Mancavano loro, i consiglieri regionali e i politici che credono basti un comunicato stampa per fare le battaglie e che nella giornata di sole hanno preferito andare al mare. Sicché, mentre da altre piazze giungeva la notizia della presenza del presidente del Consiglio regionale Gianfranco Ganau e dell'assessore all'Ambiente Donatella Spano (contraria al deposito delle scorie ma appassionata di inceneritori), qui c'erano giusto il senatore Luciano Uras (Sel), il presidente dell'Anci Pier Sandro Scano , il segretario del Psd'Az Giovanni Columbu , e poi Claudia Zuncheddu (Sardigna Libera), Pier Franco Devias (ex A Manca), Doddore Meloni (Meris). Il presidente Francesco Pigliaru ha fatto arrivare il suo messaggio: «Il no alle scorie è un no deciso, che non lascia spazio ad alcuna negoziazione. La nostra ricchezza è il nostro ambiente».
Così, in attesa che il Governo sciolga la riserva (15 giugno) sulla lista delle regioni ritenute idonee ad ospitare il deposito unico nazionale, ieri l'Isola ha dato un primo assaggio di mobilitazione. «Tanta gente, ma forse i sardi stentano a credere a ciò che potrebbe accadere - sottolinea Giovanni Columbu -. Perché dico questo?

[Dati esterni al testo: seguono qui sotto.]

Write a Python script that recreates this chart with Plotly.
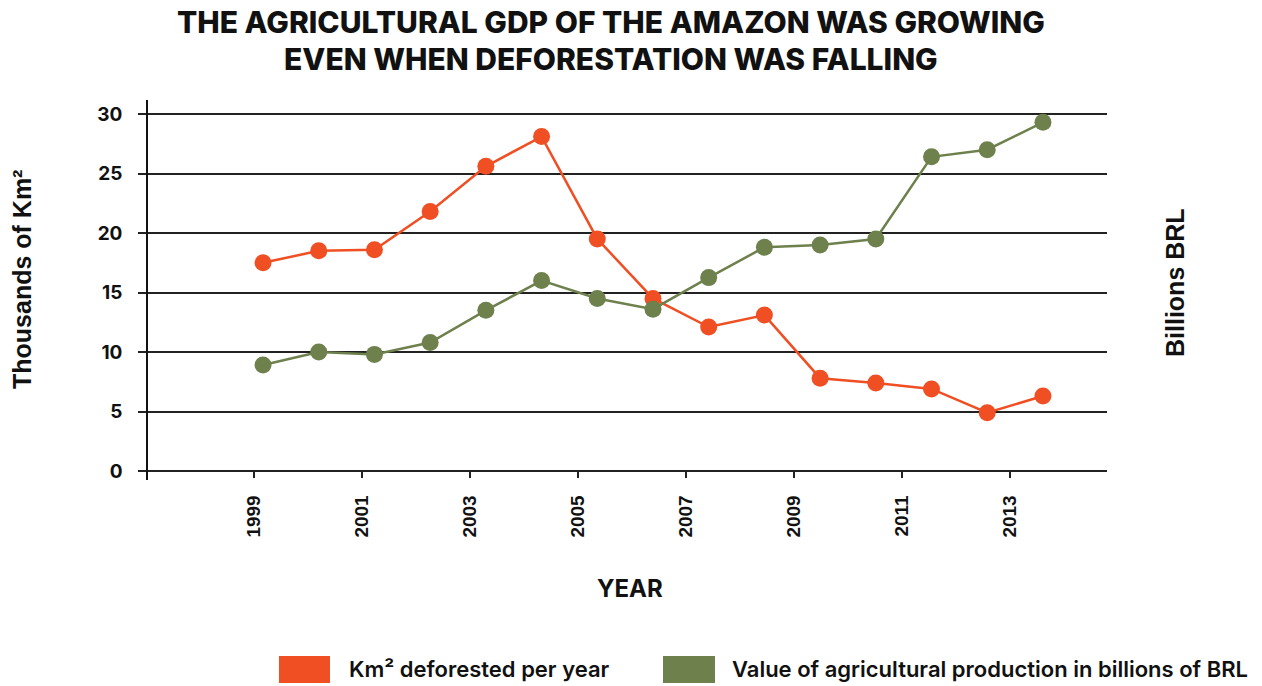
import plotly.graph_objects as go

years = list(range(1999, 2014))
deforested = [17.5, 18.5, 18.6, 21.8, 25.6, 28.1, 19.5, 14.5, 12.1, 13.1, 7.8, 7.4, 6.9, 4.9, 6.3]
agri_value = [8.9, 10.0, 9.8, 10.8, 13.5, 16.0, 14.5, 13.6, 16.25, 18.8, 19.0, 19.5, 26.4, 27.0, 29.3]
tick_labels = ["1999", "2001", "2003", "2005", "2007", "2009", "2011", "2013"]
y_ticks = [0, 5, 10, 15, 20, 25, 30]
title_lines = ["THE AGRICULTURAL GDP OF THE AMAZON WAS GROWING",
               "EVEN WHEN DEFORESTATION WAS FALLING"]

RED = "#F04E23"
GREEN = "#6E814D"
TITLE_FONT = "Inter"
AXIS_FONT = "Liberation Sans"

fig = go.Figure()
fig.add_trace(go.Scatter(x=years, y=deforested, mode="lines+markers",
                         line=dict(color=RED, width=2.5),
                         marker=dict(color=RED, size=17),
                         name="Km² deforested per year"))
fig.add_trace(go.Scatter(x=years, y=agri_value, mode="lines+markers",
                         line=dict(color=GREEN, width=2.5),
                         marker=dict(color=GREEN, size=17),
                         name="Value of agricultural production in billions of BRL"))

# tick positions in the original sit slightly off the data years
tick_start = years[0] - 0.162
tick_step = 1.939
tickvals = [tick_start + i * tick_step for i in range(len(tick_labels))]

y_lo, y_hi = -0.756, 31.176
fig.update_layout(
    width=1262, height=686,
    margin=dict(l=148, r=155, t=100, b=206),
    paper_bgcolor="white", plot_bgcolor="white",
    showlegend=False,
    xaxis=dict(range=[1996.935, 2014.15], tickvals=tickvals, ticktext=tick_labels,
               tickangle=-90, ticks="outside", ticklen=6, tickcolor="#222", tickwidth=1.5,
               showgrid=False, zeroline=False, showline=True, linecolor="#222", linewidth=1.5,
               anchor="free", position=(0 - y_lo) / (y_hi - y_lo),
               tickfont=dict(family=AXIS_FONT, size=19, color="#111", weight="bold"),
               ticklabelstandoff=10),
    yaxis=dict(range=[y_lo, y_hi], tickvals=y_ticks, ticks="outside", ticklen=8,
               tickcolor="#222", tickwidth=1.5,
               showgrid=True, gridcolor="#222", gridwidth=1.5, zeroline=False,
               showline=True, linecolor="#111", linewidth=1.5,
               tickfont=dict(family=TITLE_FONT, size=19, color="#111", weight="bold"),
               ticklabelstandoff=12),
)

W, H = 959.0, 380.0
def px(x): return (x - 148) / W
def py(y): return (480 - y) / H

annotations = [
    dict(text=title_lines[0], x=px(611), y=py(22),
         font=dict(family=TITLE_FONT, size=30, color="#111", weight=800)),
    dict(text=title_lines[1], x=px(611), y=py(59),
         font=dict(family=TITLE_FONT, size=30, color="#111", weight=800)),
    dict(text="YEAR", x=px(630), y=py(588), font=dict(family=TITLE_FONT, size=24, color="#111", weight="bold")),
    dict(text="Thousands of Km²", x=px(22), y=py(280), textangle=-90,
         font=dict(family=AXIS_FONT, size=25, color="#111", weight="bold")),
    dict(text="Billions BRL", x=px(1175), y=py(283), textangle=-90,
         font=dict(family=AXIS_FONT, size=25, color="#111", weight="bold")),
    dict(text="Km² deforested per year", x=px(347), y=py(669), xanchor="left",
         font=dict(family=TITLE_FONT, size=22, color="#111", weight=600)),
    dict(text="Value of agricultural production in billions of BRL", x=px(730), y=py(669), xanchor="left",
         font=dict(family=TITLE_FONT, size=22, color="#111", weight=600)),
]
for a in annotations:
    a.update(xref="paper", yref="paper", showarrow=False)
    a.setdefault("xanchor", "center")
    a.setdefault("yanchor", "middle")
fig.update_layout(annotations=annotations)

fig.add_shape(type="rect", xref="paper", yref="paper", x0=px(279), x1=px(330), y0=py(683), y1=py(656),
              fillcolor=RED, line=dict(width=0))
fig.add_shape(type="rect", xref="paper", yref="paper", x0=px(663), x1=px(715), y0=py(683), y1=py(656),
              fillcolor=GREEN, line=dict(width=0))

fig.write_html("out.html")
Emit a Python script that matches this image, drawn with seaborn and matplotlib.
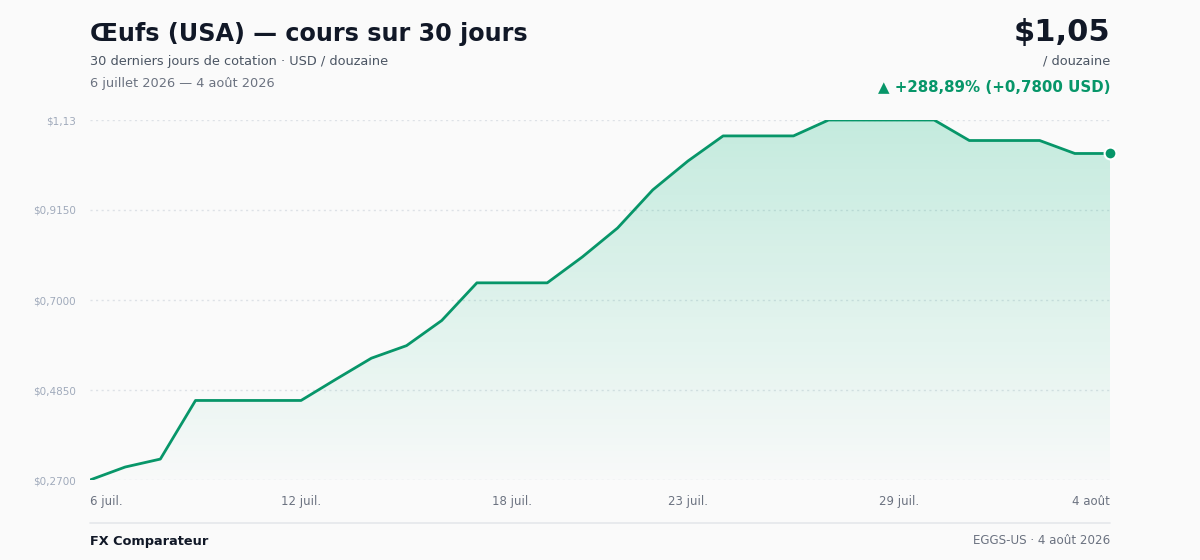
import numpy as np
import pandas as pd
import seaborn as sns
import matplotlib.pyplot as plt
from matplotlib.colors import LinearSegmentedColormap
from matplotlib.patches import Polygon

# donnees (USD / douzaine)
prix = [0.270, 0.301, 0.320, 0.460, 0.460, 0.460, 0.460, 0.511, 0.561, 0.591,
        0.651, 0.741, 0.741, 0.741, 0.803, 0.872, 0.963, 1.032, 1.092, 1.092,
        1.092, 1.130, 1.130, 1.130, 1.130, 1.081, 1.081, 1.081, 1.050, 1.050]
jours = list(range(len(prix)))
ticks_x = [0, 6, 12, 17, 23, 29]
labels_x = ['6 juil.', '12 juil.', '18 juil.', '23 juil.', '29 juil.', '4 août']
ticks_y = [0.27, 0.485, 0.70, 0.915, 1.13]
labels_y = ['$0,2700', '$0,4850', '$0,7000', '$0,9150', '$1,13']

vert = '#079669'
vert_clair = (0.063, 0.725, 0.506)
fond = '#fafafa'

sns.set_theme(style='white')
plt.rcParams['font.family'] = ['DejaVu Sans']

df = pd.DataFrame({'jour': jours, 'prix': prix})

fig = plt.figure(figsize=(12, 5.6), dpi=100, facecolor=fond)
ax = fig.add_axes([90 / 1200, 80 / 560, 1020 / 1200, 360 / 560])
ax.set_facecolor(fond)

ymin, ymax = 0.27, 1.13
ax.set_xlim(0, len(prix) - 1)
ax.set_ylim(ymin, ymax)

# remplissage en degrade sous la courbe
grad = np.linspace(0.0, 1.0, 256).reshape(-1, 1)
cmap = LinearSegmentedColormap.from_list('g', [vert_clair + (0.01,), vert_clair + (0.23,)])
img = ax.imshow(grad, extent=[0, len(prix) - 1, ymin, ymax], origin='lower',
                aspect='auto', cmap=cmap, zorder=1)
poly = Polygon(list(zip(jours, prix)) + [(jours[-1], ymin), (0, ymin)],
               closed=True, facecolor='none', edgecolor='none')
ax.add_patch(poly)
img.set_clip_path(poly)

for t in ticks_y:
    ax.axhline(t, color='#dde1e6', lw=1.0, ls=(0, (1.5, 2.5)), zorder=0.5)

sns.lineplot(data=df, x='jour', y='prix', color=vert, lw=2.0, ax=ax, zorder=3)
ax.plot(jours[-1], prix[-1], 'o', ms=8.5, color=vert, mec='white', mew=1.5,
        clip_on=False, zorder=4)

for s in ax.spines.values():
    s.set_visible(False)
ax.set_xlabel('')
ax.set_ylabel('')
ax.set_yticks(ticks_y)
ax.set_yticklabels(labels_y, fontsize=7.5, color='#a0aabb')
ax.set_xticks(ticks_x)
ax.set_xticklabels(labels_x, fontsize=8.5, color='#6b7280')
ax.tick_params(axis='both', length=0)
ax.tick_params(axis='y', pad=10)
ax.tick_params(axis='x', pad=11)
tl = ax.get_xticklabels()
tl[0].set_ha('left')
tl[-1].set_ha('right')

# textes d'en-tete
fig.text(90 / 1200, 1 - 34 / 560, 'Œufs (USA) — cours sur 30 jours', fontsize=17.2,
         fontweight='bold', color='#111827', va='center', ha='left')
fig.text(90 / 1200, 1 - 61 / 560, '30 derniers jours de cotation · USD / douzaine',
         fontsize=9.25, color='#4b5563', va='center', ha='left')
fig.text(90 / 1200, 1 - 83 / 560, '6 juillet 2026 — 4 août 2026',
         fontsize=9.25, color='#6b7280', va='center', ha='left')

fig.text(1110 / 1200, 1 - 33 / 560, '$1,05', fontsize=22, fontweight='bold',
         color='#111827', va='center', ha='right')
fig.text(1110 / 1200, 1 - 61 / 560, '/ douzaine', fontsize=9.25,
         color='#4b5563', va='center', ha='right')
fig.text(1110 / 1200, 1 - 87 / 560, '▲ +288,89% (+0,7800 USD)', fontsize=10.8,
         fontweight='bold', color=vert, va='center', ha='right')

# pied de page
fig.add_artist(plt.Line2D([90 / 1200, 1110 / 1200], [1 - 523 / 560, 1 - 523 / 560],
                          color='#e5e7eb', lw=1.2))
fig.text(90 / 1200, 1 - 541 / 560, 'FX Comparateur', fontsize=9.3,
         fontweight='bold', color='#111827', va='center', ha='left')
fig.text(1110 / 1200, 1 - 541 / 560, 'EGGS-US · 4 août 2026', fontsize=8.6,
         color='#6b7280', va='center', ha='right')

fig.savefig('out.png', dpi=100, facecolor=fond)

Perché considerata la minaccia gravissima e inaccettabile, oggi saremmo dovuti essere molti di più».
Alle 11 in punto, il ringhio dei fischietti, il trillo dei cellulari, l'ululato delle sirene. Via Roma viene bloccata, i manifestanti si distendono sul lastricato come scudi umani. Pochi minuti di messa laica, poi tutti in piedi. «Dobbiamo fare il passaparola, spiegare in famiglia, al lavoro, in paese quel che potrebbe accadere», suggerisce Bruno Martingano , 49 anni, impiegato di Quartucciu. Quel che stanno facendo Michele Salis ed Elisa Ventura , 25 e 23 anni, studenti universitari di Assemini. «Il futuro che vogliamo è quello di una terra dove l'ambiente è un patrimonio».
Luca Murtas , cagliaritano di 28 anni, laurea in Fisica e un impiego in una società informatica, mette in guardia sulle possibili lusinghe, posti di lavoro in cambio del sì.
«I sardi non avrebbero alcun beneficio. I tecnici, ad esempio, arriverebbero da fuori visto che in Sardegna non si fa più alcuna formazione. Prima avevamo le scuole di Fisica medica per la radioprotezione, oggi - spiega - non ci sono più le borse per gli specializzandi». È l'avviso lanciato anche da Mariella Cao , di Gettiamo le basi; ed è la riflessione di Pierluisa Castiglione , 70 anni, insegnante in pensione, che ha fatto le coccarde gialle per i soldati di questa battaglia. Una se l'appunta al petto Maria Fatima Cadoni , 56 anni, impiegata postale di Cagliari, che con la sorella Anna e alcuni amici ha fondato l'associazione “L'uomo che pianta gli alberi”. Vanno dov'è passato un incendio, racconta, e di alberi ne hanno piantato già cinquemila. «Siamo tanti, a ogni spedizione anche trecento. Figuriamoci se possiamo sopportare una cosa come le scorie nucleari». C'è chi intona il canto di un ballo tondo e la protesta diventa una danza.